Does implicit object creation apply in constant expressions?-CodePudding

#include <memory>

int main() {
    constexpr auto v = [] {
        std::allocator<char> a;
        auto x = a.allocate(10);
        x[2] = 1;
        auto r = x[2];
        a.deallocate(x, 10);
        return r;
    }();
    return v;
}

Is the program ill-formed? Clang thinks so, GCC and MSVC don't: https://godbolt.org/z/o3bcbxKWz

Removing the constexpr I think the program is not ill-formed and has well-defined behavior:

By [allocator.members]/5 the call a.allocate(10) starts the lifetime of the char[10] array it allocates storage for.

According to [intro.object]/13 starting the lifetime of an array of type char implicitly creates objects in its storage.

Scalar types such as char are implicit lifetime types. ([basic.types.general]/9

[intro.object]/10 then says that objects of type char are created in the storage of the char[10] array (and their lifetime started) if that can give the program defined behavior.

Without beginning the lifetime of the char object at x[2], the program without constexpr would have undefined behavior due to the write to x[2] outside its lifetime, but the char object can be implicitly created due to the arguments above, making the program behavior well-defined to exit with status 1.

With constexpr, I am wondering if the program is ill-formed or not. Does implicit object creation apply in constant expressions?

According to [intro.object]/10 objects are implicitly created to give the program defined behavior, but does being ill-formed count as defined behavior?

If not, then the program should not be ill-formed because of implicit creation of the char object for x[2].

If yes, then the next question would be if it is unspecified whether the program is ill-formed or not, because [intro.object]/10 also says that it is unspecified which objects are implicitly created if multiple sets can give the program defined behavior.

From a language design perspective I would expect that implicit object creation is not supposed to happen in constant expressions, because verifying the (non-)existence of a set of objects making the constant expression valid is probably infeasible for a compiler in general.

CodePudding user response：

2469. Implicit object creation vs constant expressions

It is not intended that implicit object creation, as described in 6.7.2 [intro.object] paragraph 10, should occur during constant expression evaluation, but there is currently no wording prohibiting it.

CodePudding user response：

Clang is incorrect here. You've already cited all the parts in the spec that make it well-formed. std::allocator<T>::allocate is constexpr; you get a pointer to char*; allocator<T>::allocate creates an array of T; creating an array of char implicitly creates objects; accessing a char attempts to cause UB, but IOC prevents UB, so UB doesn't happen. Therefore: the code isn't allowed to be il-formed.

Clang claims full support for both IOC and constexpr allocators, so this code should work.

Does implicit object creation apply in constant expressions?
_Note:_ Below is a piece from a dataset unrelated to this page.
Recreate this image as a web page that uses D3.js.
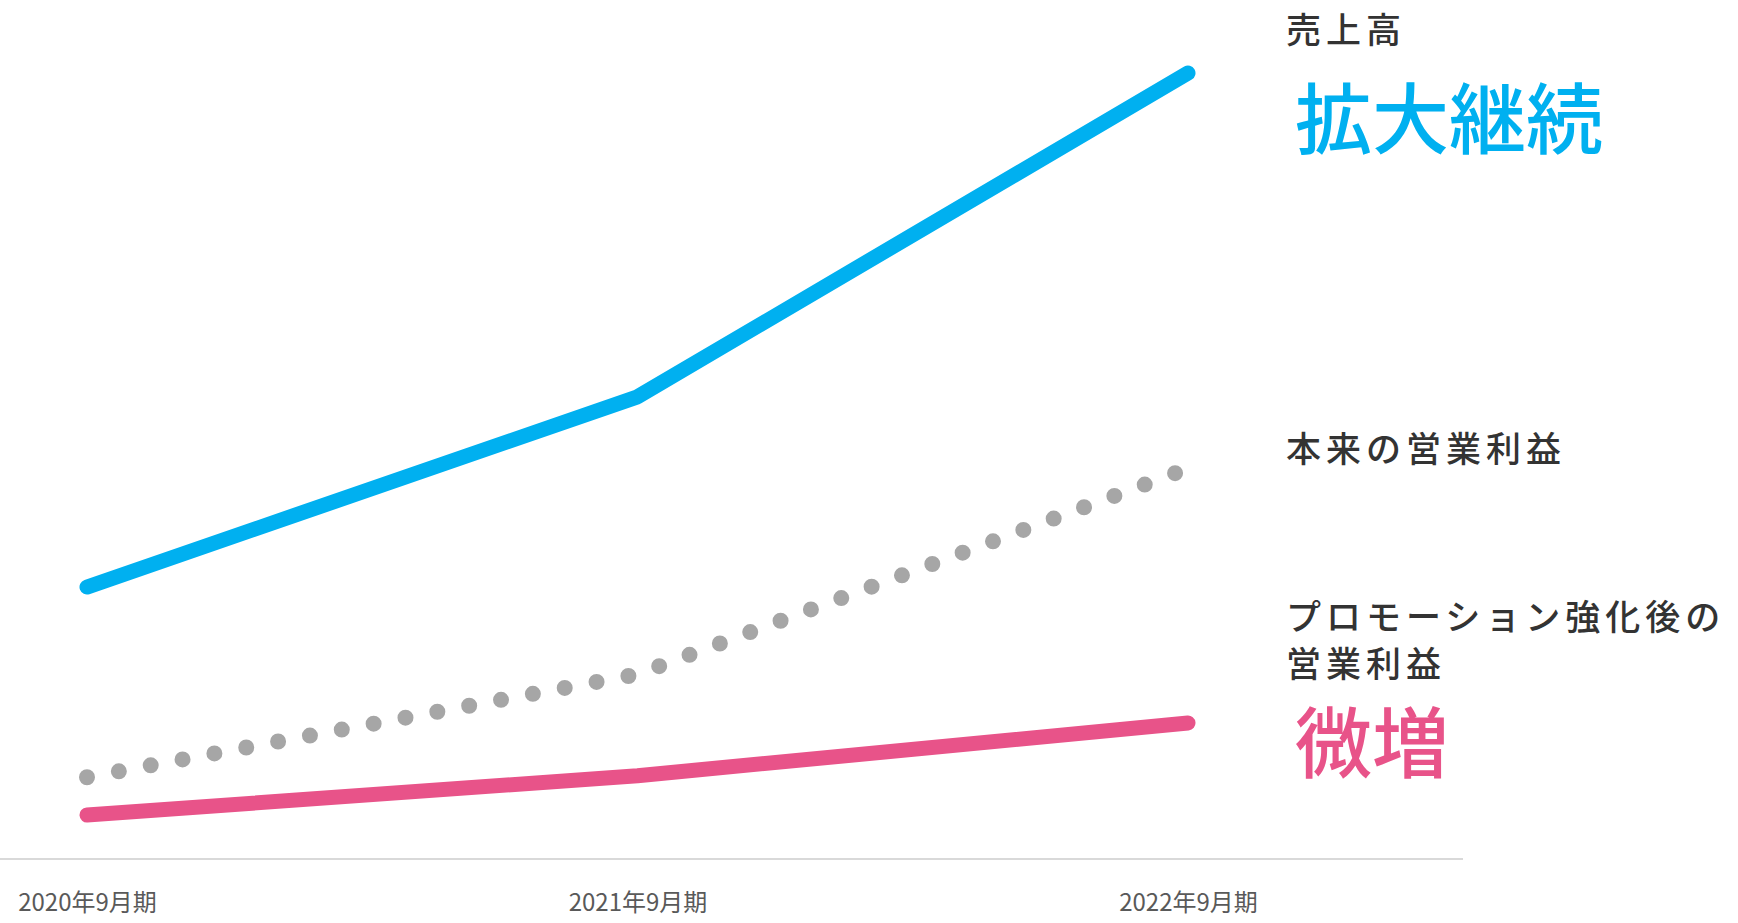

All expressions are core constant expressions unless [expr.const]/5 explicitly excludes it. Nothing there mentions operations which might be UB that determines which objects are created, so such operations must be included.

IOC prevents an expression from being UB.

I would expect that implicit object creation is not supposed to happen in constant expressions, because verifying the (non-)existence of a set of objects making the constant expression valid is probably infeasible for a compiler in general.

You have forgotten about the other restrictions on constexpr code. So long as [expr.const]/5 continues to explicitly forbid reinterpret_cast and conversions from void*, the number of ways you can abuse IOC is pretty limited. You cannot, for example, take the pointer returned by your allocate(10) call and convert it to an int*. So the compiler knows that the only objects that can be implicitly created in that storage are chars.

So at constant evaluation time, the compiler could just take the result of allocator<char>::allocate and create all the char members of that array immediately before returning it. There's no constexpr-valid way for you to take that storage and implicitly create anything other than chars.

And using allocator<T>::allocate when T isn't a byte-wise type will not implicitly create objects in that storage. So either you're just getting a pointer to an array of unformed elements, or you're getting a pointer to an array of byte-wise types.

I'd guess Clang forgot to check this particular case.